Chaque individu dans les nations nanties peut faire sa part pour minimiser l’exploitation et l’abus des très pauvres de ce monde. Mais pouvons-nous réellement nous attendre à ce que tout le monde, sur la base d’une prétendue bonté humaine innée, renonce à son désir de gain personnel grandissant et choisisse plutôt d’agir dans le meilleur intérêt des autres, mettant ainsi un terme définitif à l’oppression et à la pauvreté ? L’histoire de l’humanité suggère que non. Devons-nous donc tout simplement accepter le caractère inévitable de la pauvreté ?
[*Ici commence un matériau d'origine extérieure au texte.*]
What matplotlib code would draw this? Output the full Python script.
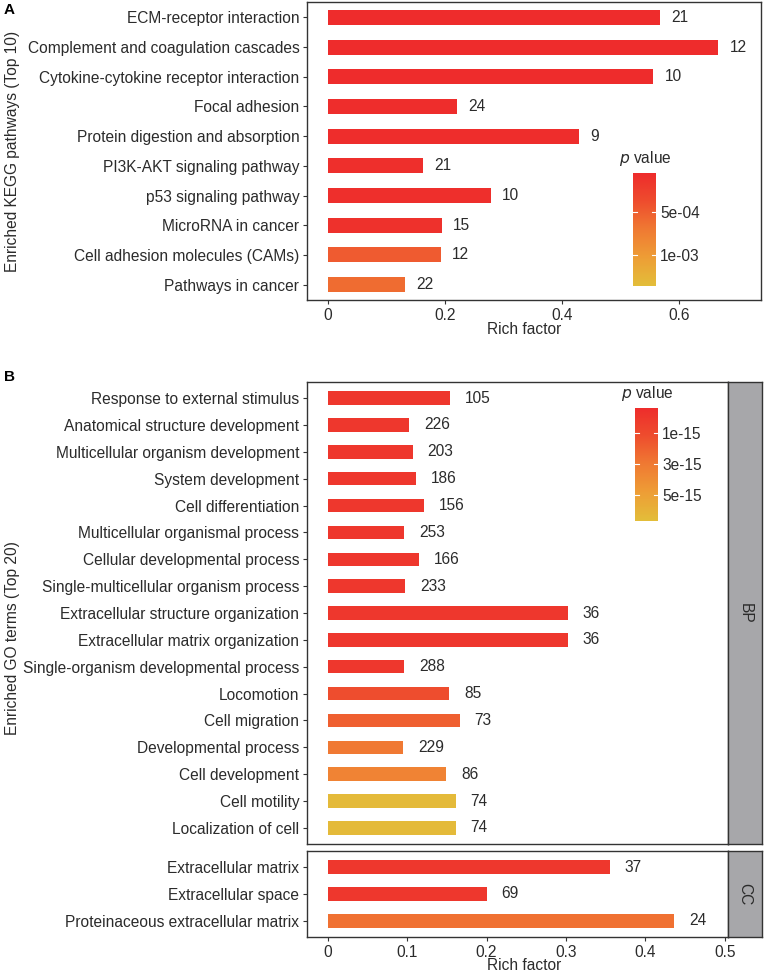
import matplotlib
matplotlib.use("Agg")
import matplotlib.pyplot as plt
import numpy as np
from matplotlib.colors import LinearSegmentedColormap, Normalize

plt.rcParams['font.family'] = ['Liberation Sans', 'DejaVu Sans']

# panel A: KEGG
kegg_terms = ["ECM-receptor interaction", "Complement and coagulation cascades",
              "Cytokine-cytokine receptor interaction", "Focal adhesion",
              "Protein digestion and absorption", "PI3K-AKT signaling pathway",
              "p53 signaling pathway", "MicroRNA in cancer",
              "Cell adhesion molecules (CAMs)", "Pathways in cancer"]
kegg_rich = [0.567, 0.667, 0.556, 0.220, 0.429, 0.163, 0.278, 0.195, 0.193, 0.131]
kegg_count = [21, 12, 10, 24, 9, 21, 10, 15, 12, 22]
kegg_p = [5e-5, 5e-5, 5e-5, 6e-5, 6e-5, 8e-5, 8e-5, 1e-4, 4.8e-4, 6.0e-4]
kegg_plim = [4.6e-5, 1.36e-3]
kegg_ticks = [5e-4, 1e-3]
kegg_ticklabels = ["5e-04", "1e-03"]

# panel B: GO (BP / CC)
bp_terms = ["Response to external stimulus", "Anatomical structure development",
            "Multicellular organism development", "System development",
            "Cell differentiation", "Multicellular organismal process",
            "Cellular developmental process", "Single-multicellular organism process",
            "Extracellular structure organization", "Extracellular matrix organization",
            "Single-organism developmental process", "Locomotion", "Cell migration",
            "Developmental process", "Cell development", "Cell motility",
            "Localization of cell"]
bp_rich = [0.154, 0.102, 0.107, 0.111, 0.121, 0.096, 0.115, 0.097, 0.302, 0.302,
           0.096, 0.153, 0.166, 0.095, 0.149, 0.161, 0.161]
bp_count = [105, 226, 203, 186, 156, 253, 166, 233, 36, 36, 288, 85, 73, 229, 86, 74, 74]
bp_p = [1e-18, 1e-18, 1e-18, 1e-18, 1e-18, 1e-18, 1e-18, 1e-18, 1e-18, 1e-18,
        2e-17, 1.2e-15, 1.95e-15, 3.0e-15, 3.5e-15, 6.5e-15, 6.5e-15]

cc_terms = ["Extracellular matrix", "Extracellular space",
            "Proteinaceous extracellular matrix"]
cc_rich = [0.355, 0.200, 0.436]
cc_count = [37, 69, 24]
cc_p = [1e-18, 1e-17, 2.7e-15]

go_plim = [-0.6e-15, 6.7e-15]
go_ticks = [1e-15, 3e-15, 5e-15]
go_ticklabels = ["1e-15", "3e-15", "5e-15"]

cmap = LinearSegmentedColormap.from_list(
    "pv", [(0, "#EE2C2C"), (0.25, "#EE4D2E"), (0.5, "#F07A33"),
           (0.75, "#EE9E36"), (1, "#E3BE3A")])

W, H = 767, 975
fig = plt.figure(figsize=(W / 100, H / 100), dpi=100)
TXT = "#2b2b2b"
FS = 11.2


def ax_px(l, t, r, b):
    return fig.add_axes([l / W, 1 - b / H, (r - l) / W, (b - t) / H])


def style(ax):
    for s in ax.spines.values():
        s.set_color("#333333")
        s.set_linewidth(1.0)
    ax.tick_params(length=3, width=0.8, color="#333333", labelsize=FS,
                   labelcolor=TXT, pad=2.5)


def bars(ax, terms, rich, count, pv, norm):
    y = np.arange(len(terms))
    ax.barh(y, rich, height=0.5, color=cmap(norm(np.array(pv))), edgecolor="none")
    for yi, r, c in zip(y, rich, count):
        ax.text(r + 0.019, yi, str(c), va="center", ha="left", fontsize=FS, color=TXT)
    ax.set_yticks(y)
    ax.set_yticklabels(terms)
    ax.set_ylim(len(terms) - 0.4, -0.6)
    style(ax)


def cbar(l, t, r, b, lim, ticks, labels, norm):
    cax = ax_px(l, t, r, b)
    grad = np.linspace(lim[0], lim[1], 256)[:, None]
    cax.imshow(grad, cmap=cmap, norm=norm, aspect="auto",
               extent=[0, 1, lim[1], lim[0]], origin="upper")
    cax.set_xlim(0, 1)
    cax.set_ylim(lim[1], lim[0])
    for tv in ticks:
        cax.plot([0, 0.18], [tv, tv], color="white", lw=0.8)
        cax.plot([0.82, 1], [tv, tv], color="white", lw=0.8)
    cax.set_xticks([])
    cax.yaxis.tick_right()
    cax.set_yticks(ticks)
    cax.set_yticklabels(labels)
    cax.tick_params(length=0, labelsize=FS, labelcolor=TXT, pad=3)
    for s in cax.spines.values():
        s.set_visible(False)
    cax.text(-0.6, 1.04, r"$\it{p}$ value", transform=cax.transAxes,
             fontsize=FS, color=TXT, ha="left", va="bottom")


# ---- panel A
normA = Normalize(kegg_plim[0], kegg_plim[1])
axA = ax_px(307, 2, 761, 300)
bars(axA, kegg_terms, kegg_rich, kegg_count, kegg_p, normA)
axA.set_ylim(9.52, -0.52)
axA.set_xlim(-0.036, 0.74)
axA.set_xticks([0, 0.2, 0.4, 0.6])
axA.set_xticklabels(["0", "0.2", "0.4", "0.6"])
cbar(633, 173, 656, 286, kegg_plim, kegg_ticks, kegg_ticklabels, normA)

fig.text(524 / W, 1 - 329 / H, "Rich factor", ha="center", va="center",
         fontsize=FS, color=TXT)
fig.text(13 / W, 1 - 151 / H, "Enriched KEGG pathways (Top 10)", rotation=90,
         ha="center", va="center", fontsize=FS, color=TXT)
fig.text(4 / W, 1 - 10 / H, "A", fontsize=11, fontweight="bold", ha="left", va="center")

# ---- panel B
normB = Normalize(go_plim[0], go_plim[1])
axBP = ax_px(307, 382, 728, 844)
bars(axBP, bp_terms, bp_rich, bp_count, bp_p, normB)
axBP.set_xlim(-0.026, 0.504)
axBP.set_xticks([])

axCC = ax_px(307, 851, 728, 937)
bars(axCC, cc_terms, cc_rich, cc_count, cc_p, normB)
axCC.set_xlim(-0.026, 0.504)
axCC.set_xticks([0, 0.1, 0.2, 0.3, 0.4, 0.5])
axCC.set_xticklabels(["0", "0.1", "0.2", "0.3", "0.4", "0.5"])

for (t, b, lab) in [(382, 844, "BP"), (851, 937, "CC")]:
    sax = ax_px(728, t, 762, b)
    sax.set_facecolor("#A7A7AA")
    sax.set_xticks([])
    sax.set_yticks([])
    for s in sax.spines.values():
        s.set_color("#333333")
        s.set_linewidth(1.0)
    sax.text(0.5, 0.5, lab, rotation=-90, ha="center", va="center",
             fontsize=FS, color=TXT, transform=sax.transAxes)

cbar(635, 408, 658, 521, go_plim, go_ticks, go_ticklabels, normB)

fig.text(524 / W, 1 - 966 / H, "Rich factor", ha="center", va="center",
         fontsize=FS, color=TXT)
fig.text(13 / W, 1 - 638 / H, "Enriched GO terms (Top 20)", rotation=90,
         ha="center", va="center", fontsize=FS, color=TXT)
fig.text(4 / W, 1 - 377 / H, "B", fontsize=11, fontweight="bold", ha="left", va="center")

fig.savefig("out.png", dpi=100)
Aussi surprenant que cela puisse paraître pour certains, le message de Jésus-Christ annonça également un jubilé ultime. Adressant la parole à ses concitoyens, il prédit qu’un jour, l’oppression serait balayée : « L’Esprit du Seigneur est sur moi, parce qu’il m’a oint pour annoncer une bonne nouvelle aux pauvres ; il m’a envoyé pour guérir ceux qui ont le cœur brisé, pour proclamer aux captifs la délivrance, et aux aveugles le recouvrement de la vue, pour renvoyer libres les opprimés, pour publier une année de grâce du Seigneur » (Luc 4 : 18-19). Il annonçait par là l’arrivée du royaume de Dieu sur la terre.
Au bout du compte, ce ne sont pas les humains qui vont, par altruisme, mettre un terme aux souffrances des plus démunis. C’est le Christ qui, finalement, fera de la pauvreté un élément du passé.